It was during one of these great storms that I rode in one of the last covered wagons, one of the few tangible links between the pioneers of the past and the pioneers of the present—and a poignant, graphic reminder that men and women had endured storm and discomfort and disaster for decades as we were enduring them now, and as people would continue to endure them as long as the land remained to be conquered.

One morning after the hardest snowstorm I had seen, I awoke in the print shop to find myself corralled by snowdrifts which the wind had driven up over the windows and four or five feet high in front of the door. I could barely see over the top of the upper panes.

That was Friday. Until Sunday I waited, cut off from the world—wondering about Ida Mary! If she were alone in that tar-paper shack, what chance would she have? Was she cold and frightened? With the snow piled in mountainous drifts she would be as inexorably cut off from help as though she were alone on the plains. The things that happen to the people one loves are so much worse than the ones that happen to ourselves—but the things that may happen are a nightmare. As the hours dragged on I paced up and down the print shop, partly because being hemmed in made me restless, partly to keep warm, wondering whether the neighbors would remember that Ida Mary was alone—fearing that they might think she was in McClure with me.

On Sunday, a passage was dug from the print shop so that I could get out—not a path so much as a canyon between the walls of snow, and a neighbor with a covered wagon offered to take me home—or to try to.

He drove a big, heavy draft team. The horses floundered and stuck and fell; plunged out of one drift into another. Galen got out and shoveled ahead while I drove, resting the horses after each plunge. The ravines we skirted and finally got up onto the ridge.

It was mid-afternoon when we arrived, and already the skies were closing in, gray upon the white plains. The grayish-white canvas of the wagon, and the team almost the same color blended into the drab picture, darker shadows against the gray curtain of earth and sky, until we came to the shack.

The Dunns had remembered, as they so often did, that Ida Mary was alone, and they had shoveled a path to the door for her.
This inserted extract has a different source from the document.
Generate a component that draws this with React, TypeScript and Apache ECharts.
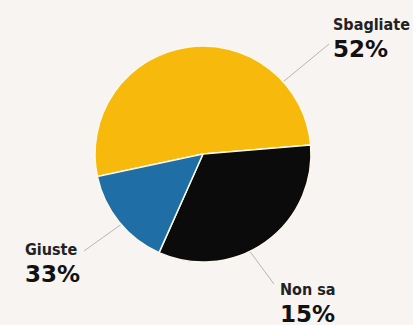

And she was safe, waiting tranquilly until it would be possible to return to the school again. In such weather the school remained closed, as there was no way for the children to reach it, through the deep drifts, without the risk of freezing to death.

With Ida Mary safe in the covered wagon, we started back at once to McClure. Having broken the drifts on the first trip, it was not hard going, but it was midnight when we reached the print shop.

On cold, bad days the Dunns, getting their own children home from school, would see to it that Ida Mary got back safely, and Mrs. Dunn would insist that she stay with them on such nights. "Now you go, Huey, and bring Teacher back. Tell her the trapdoor is down so the attic will be warm for her and the children to sleep." And when she came, Mrs. Dunn would say, with that clear, jolly laugh of hers, "Now, if you're expecting Imbert Miller, he can come right on over," which he did.

Imbert Miller was a young native westerner whose family had been ranchers out there for a good many years. He was a well-built, clean-cut young man who had been attracted to Ida Mary from the beginning, and whatever her own feelings for him, she liked claim life a lot better after she met him. All during that bitter winter Imbert came over every Sunday, dressed in neat blue serge and white collar. Some of the settlers said that was how they could tell when Sunday came, seeing Imbert ride by dressed up like that. He dropped in, sometimes, through the week in clean blue shirt and corduroys for an evening of cards or reading or talking.